## Dataset excerpts
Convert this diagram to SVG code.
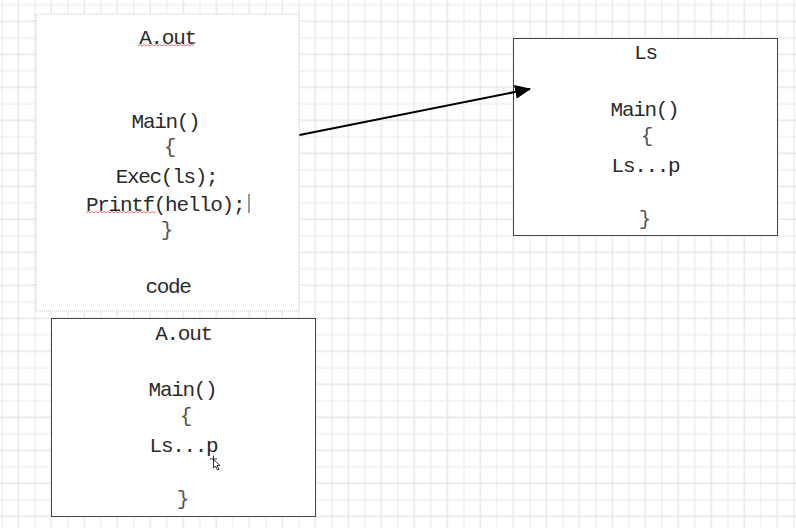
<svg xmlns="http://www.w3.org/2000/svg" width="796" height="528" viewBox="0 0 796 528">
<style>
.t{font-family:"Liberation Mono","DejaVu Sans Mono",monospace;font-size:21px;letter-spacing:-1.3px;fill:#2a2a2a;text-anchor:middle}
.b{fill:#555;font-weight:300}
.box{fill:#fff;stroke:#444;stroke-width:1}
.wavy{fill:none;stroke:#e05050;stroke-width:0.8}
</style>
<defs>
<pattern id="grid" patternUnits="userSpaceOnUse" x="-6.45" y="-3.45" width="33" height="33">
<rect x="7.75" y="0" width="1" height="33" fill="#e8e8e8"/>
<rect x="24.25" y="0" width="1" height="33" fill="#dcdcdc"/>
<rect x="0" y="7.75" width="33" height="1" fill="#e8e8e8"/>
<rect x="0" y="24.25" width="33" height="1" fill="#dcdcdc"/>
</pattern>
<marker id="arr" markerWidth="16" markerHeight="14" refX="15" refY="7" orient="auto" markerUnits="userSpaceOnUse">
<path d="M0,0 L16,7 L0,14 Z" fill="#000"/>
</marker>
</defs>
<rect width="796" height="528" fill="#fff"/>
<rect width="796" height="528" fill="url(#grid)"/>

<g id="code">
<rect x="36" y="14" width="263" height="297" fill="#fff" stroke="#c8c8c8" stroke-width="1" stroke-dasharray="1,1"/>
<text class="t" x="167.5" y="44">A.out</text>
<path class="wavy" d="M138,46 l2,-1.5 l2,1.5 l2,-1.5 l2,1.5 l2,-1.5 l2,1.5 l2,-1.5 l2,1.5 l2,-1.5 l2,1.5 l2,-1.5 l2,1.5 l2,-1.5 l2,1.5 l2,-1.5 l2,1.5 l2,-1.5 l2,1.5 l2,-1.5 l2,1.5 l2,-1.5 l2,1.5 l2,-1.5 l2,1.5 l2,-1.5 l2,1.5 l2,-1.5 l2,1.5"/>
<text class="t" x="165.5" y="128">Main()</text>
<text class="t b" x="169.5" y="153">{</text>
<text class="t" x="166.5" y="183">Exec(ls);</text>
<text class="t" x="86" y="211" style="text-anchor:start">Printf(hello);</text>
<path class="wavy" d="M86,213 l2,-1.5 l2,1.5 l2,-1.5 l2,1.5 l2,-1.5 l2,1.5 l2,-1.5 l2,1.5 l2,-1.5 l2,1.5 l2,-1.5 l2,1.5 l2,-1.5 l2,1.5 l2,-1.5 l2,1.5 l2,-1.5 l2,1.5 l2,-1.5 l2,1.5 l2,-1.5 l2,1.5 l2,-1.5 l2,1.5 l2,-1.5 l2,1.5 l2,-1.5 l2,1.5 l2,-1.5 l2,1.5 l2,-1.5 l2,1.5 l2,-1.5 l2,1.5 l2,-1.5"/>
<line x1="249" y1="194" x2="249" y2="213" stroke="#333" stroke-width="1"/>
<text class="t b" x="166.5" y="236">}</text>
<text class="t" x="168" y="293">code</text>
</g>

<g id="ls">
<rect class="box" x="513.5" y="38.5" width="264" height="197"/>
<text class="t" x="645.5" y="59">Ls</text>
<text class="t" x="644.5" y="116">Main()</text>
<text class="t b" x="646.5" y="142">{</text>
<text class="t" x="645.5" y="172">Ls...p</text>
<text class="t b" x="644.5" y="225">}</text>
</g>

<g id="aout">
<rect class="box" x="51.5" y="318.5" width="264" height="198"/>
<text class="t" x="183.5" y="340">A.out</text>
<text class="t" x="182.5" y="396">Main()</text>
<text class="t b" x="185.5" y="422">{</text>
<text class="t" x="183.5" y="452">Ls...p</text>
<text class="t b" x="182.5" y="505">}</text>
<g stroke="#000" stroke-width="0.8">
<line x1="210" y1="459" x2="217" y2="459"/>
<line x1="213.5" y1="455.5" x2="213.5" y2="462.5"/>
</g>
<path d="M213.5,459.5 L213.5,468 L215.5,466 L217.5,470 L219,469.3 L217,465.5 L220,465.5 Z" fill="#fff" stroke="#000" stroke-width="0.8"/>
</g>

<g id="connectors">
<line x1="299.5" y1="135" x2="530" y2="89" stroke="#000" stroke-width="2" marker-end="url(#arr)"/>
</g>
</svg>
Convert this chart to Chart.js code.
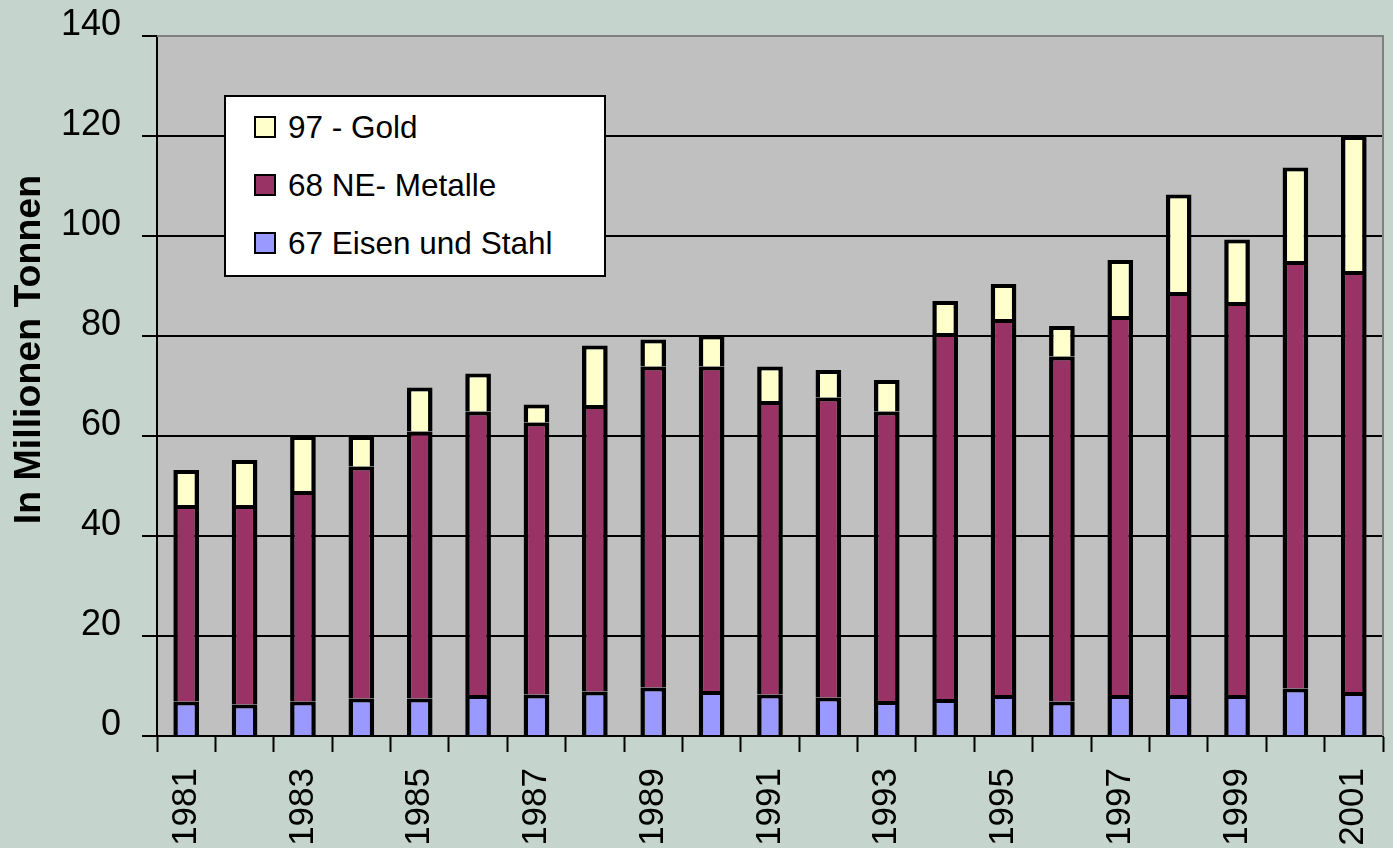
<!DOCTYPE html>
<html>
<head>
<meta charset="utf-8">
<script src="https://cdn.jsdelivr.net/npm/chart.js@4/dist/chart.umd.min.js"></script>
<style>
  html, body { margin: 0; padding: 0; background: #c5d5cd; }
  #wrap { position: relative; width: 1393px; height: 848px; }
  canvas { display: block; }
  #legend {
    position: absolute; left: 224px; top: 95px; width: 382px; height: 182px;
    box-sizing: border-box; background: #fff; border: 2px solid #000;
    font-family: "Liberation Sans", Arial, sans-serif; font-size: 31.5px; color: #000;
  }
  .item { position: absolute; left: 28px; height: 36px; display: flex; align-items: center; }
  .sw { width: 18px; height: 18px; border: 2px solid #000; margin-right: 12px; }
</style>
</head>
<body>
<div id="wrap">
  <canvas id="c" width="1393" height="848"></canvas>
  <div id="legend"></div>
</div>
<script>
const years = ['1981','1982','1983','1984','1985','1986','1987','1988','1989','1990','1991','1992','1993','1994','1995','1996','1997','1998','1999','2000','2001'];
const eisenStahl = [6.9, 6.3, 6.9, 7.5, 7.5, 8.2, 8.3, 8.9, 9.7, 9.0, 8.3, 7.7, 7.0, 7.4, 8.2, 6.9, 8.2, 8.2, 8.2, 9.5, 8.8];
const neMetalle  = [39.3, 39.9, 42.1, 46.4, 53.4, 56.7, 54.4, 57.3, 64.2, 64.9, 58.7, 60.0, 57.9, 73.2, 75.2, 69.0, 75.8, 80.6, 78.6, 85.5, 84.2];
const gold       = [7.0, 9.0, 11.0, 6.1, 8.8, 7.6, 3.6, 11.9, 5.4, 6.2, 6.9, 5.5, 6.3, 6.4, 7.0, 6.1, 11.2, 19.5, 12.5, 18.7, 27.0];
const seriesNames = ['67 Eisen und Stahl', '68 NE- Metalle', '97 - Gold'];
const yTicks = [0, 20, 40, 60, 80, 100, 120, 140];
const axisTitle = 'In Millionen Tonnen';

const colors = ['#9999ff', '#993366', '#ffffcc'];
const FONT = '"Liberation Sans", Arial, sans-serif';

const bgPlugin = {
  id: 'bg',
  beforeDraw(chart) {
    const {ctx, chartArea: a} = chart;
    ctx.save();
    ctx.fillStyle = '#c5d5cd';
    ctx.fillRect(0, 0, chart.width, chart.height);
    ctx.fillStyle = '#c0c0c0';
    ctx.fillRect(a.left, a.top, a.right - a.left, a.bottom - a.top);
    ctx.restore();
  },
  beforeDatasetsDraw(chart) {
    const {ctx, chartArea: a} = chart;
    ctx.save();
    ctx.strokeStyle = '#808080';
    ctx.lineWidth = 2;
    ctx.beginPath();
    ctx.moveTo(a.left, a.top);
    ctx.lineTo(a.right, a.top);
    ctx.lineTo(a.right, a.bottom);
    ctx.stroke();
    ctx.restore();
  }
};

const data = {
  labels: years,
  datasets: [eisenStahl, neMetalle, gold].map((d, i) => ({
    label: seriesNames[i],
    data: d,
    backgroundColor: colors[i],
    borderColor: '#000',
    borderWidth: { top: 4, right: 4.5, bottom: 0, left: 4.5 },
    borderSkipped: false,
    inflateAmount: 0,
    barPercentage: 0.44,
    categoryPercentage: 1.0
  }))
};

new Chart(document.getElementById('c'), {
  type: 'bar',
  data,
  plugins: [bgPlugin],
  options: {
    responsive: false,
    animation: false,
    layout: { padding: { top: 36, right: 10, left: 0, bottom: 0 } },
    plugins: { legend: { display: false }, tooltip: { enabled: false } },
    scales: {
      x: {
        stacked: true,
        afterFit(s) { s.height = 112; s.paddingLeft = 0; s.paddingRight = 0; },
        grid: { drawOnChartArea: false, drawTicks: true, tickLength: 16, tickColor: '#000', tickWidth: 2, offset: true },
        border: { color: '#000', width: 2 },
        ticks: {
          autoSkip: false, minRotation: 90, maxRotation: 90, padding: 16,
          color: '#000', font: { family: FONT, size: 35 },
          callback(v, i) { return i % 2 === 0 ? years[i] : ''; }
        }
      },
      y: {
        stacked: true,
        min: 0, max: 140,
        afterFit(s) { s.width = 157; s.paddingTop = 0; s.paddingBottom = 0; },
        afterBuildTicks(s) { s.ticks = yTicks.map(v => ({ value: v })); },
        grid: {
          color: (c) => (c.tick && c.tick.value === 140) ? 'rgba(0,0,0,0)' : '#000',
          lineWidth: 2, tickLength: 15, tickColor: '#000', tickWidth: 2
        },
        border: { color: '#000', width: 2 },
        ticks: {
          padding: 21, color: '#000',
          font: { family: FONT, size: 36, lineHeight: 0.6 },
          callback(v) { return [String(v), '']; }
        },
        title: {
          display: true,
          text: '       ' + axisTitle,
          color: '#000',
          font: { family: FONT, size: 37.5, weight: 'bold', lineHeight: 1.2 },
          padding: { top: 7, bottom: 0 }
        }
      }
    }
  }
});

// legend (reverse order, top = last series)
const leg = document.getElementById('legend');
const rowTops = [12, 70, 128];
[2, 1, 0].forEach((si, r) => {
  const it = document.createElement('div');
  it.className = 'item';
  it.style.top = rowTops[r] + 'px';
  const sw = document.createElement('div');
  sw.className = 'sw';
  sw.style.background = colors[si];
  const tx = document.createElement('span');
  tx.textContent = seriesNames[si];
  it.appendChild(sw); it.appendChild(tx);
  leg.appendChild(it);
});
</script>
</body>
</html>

## Work instructions
Search the data above for the word "this", then gather each line in which it appears.

## Written answer
Convert this diagram to SVG code.
Convert this chart to Chart.js code.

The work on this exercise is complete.